Revision history for this message
Scott James Remnant (scott) wrote : Re: [Bug 693264] Re: Restricted oom_adj causes job to fail starting completely

That's probably a better solution; for things like this having a hard
value and a soft value seems to make sense.

On Wed, Dec 22, 2010 at 2:07 PM, Stéphane Graber <email address hidden> wrote:
> Hmm, ok ... I still think that oom_adj isn't something that should make
> the whole job to fail as its goal is to make the job more robust (by not
> getting killed), having it block the whole job seems a bit weird to me.
>
> I guess I won't have much choice then but to update the jobs who show
> this issue to handle the oom_adj as post-start and not using oom_adj.
>
> Would it be possible to implement some way of having oom_adj being an optional attribute ?
> Something like "oom never soft" which would ignore a failure to set oom_adj ?
> Or alternatively something like "oom -17 -15" meaning that oom_adj should be -17 but can be set up to -15 if -17 and -16 both fail ?
>
> --
> You received this bug notification because you are a member of Upstart
> Developers, which is subscribed to upstart .
> https://bugs.launchpad.net/bugs/693264
>
> Title:
>  Restricted oom_adj causes job to fail starting completely
>
> Status in Upstart:
>  Opinion
>
> Bug description:
>  The current version of upstart implements a great feature to avoid having critical services to be killed by the Out Of Memory killer.
> The issue with the oom_adj option is that if setting the priority fails, the whole job fails.
>
> This doesn't happen in most cases as upstart runs as root (obviously) and so should have access to values from -17 (== never) to 15.
> On containers (at least with OpenVZ), oom_adj is restricted so a container can't start processes that won't be killed by the OOM killer, that's in order to avoid a container to bring down the host.

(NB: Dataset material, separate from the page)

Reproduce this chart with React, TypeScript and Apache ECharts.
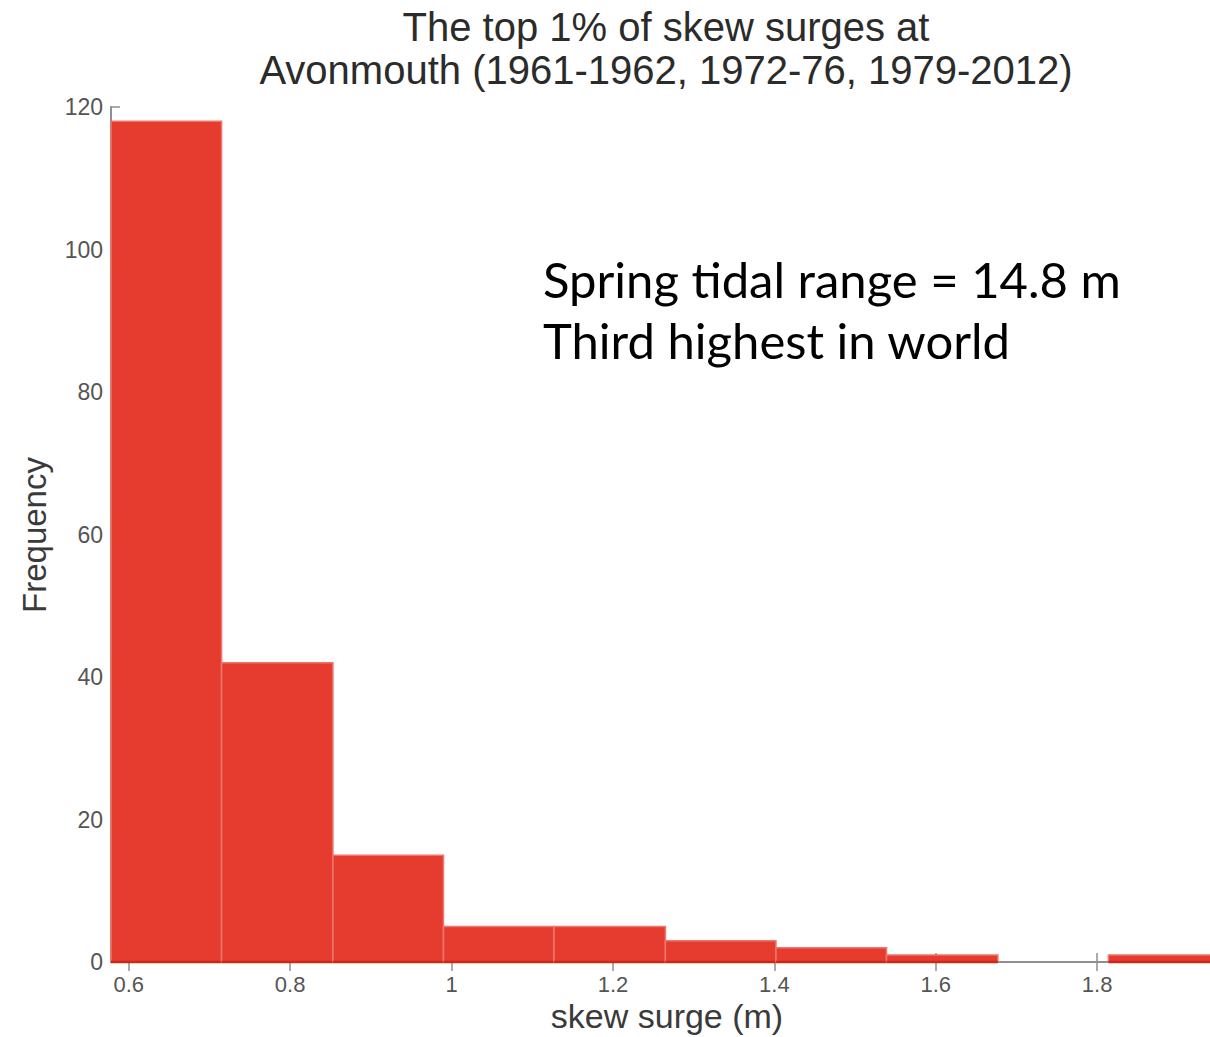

In this case, the value "-17" is invalid and return "Operation not permitted" when the user tries to set it.
>
> In the case of the current ssh (and others) job in Ubuntu, this basically means that the container will start just fine but sshd will never start as setting oom_adj fails and therefore the whole job does.
>
> The attached branch changes oom_adj handling a bit so that if it gets a "Operation not permitted", it'll increase the score and try again, until it reaches 15 in which case it'll just fail as it currently does. Every-time the score is increased, it logs the old and new score as warning.
>
> I've been testing this change in a Ubuntu 10.04 container and it works as expected.
>
>
>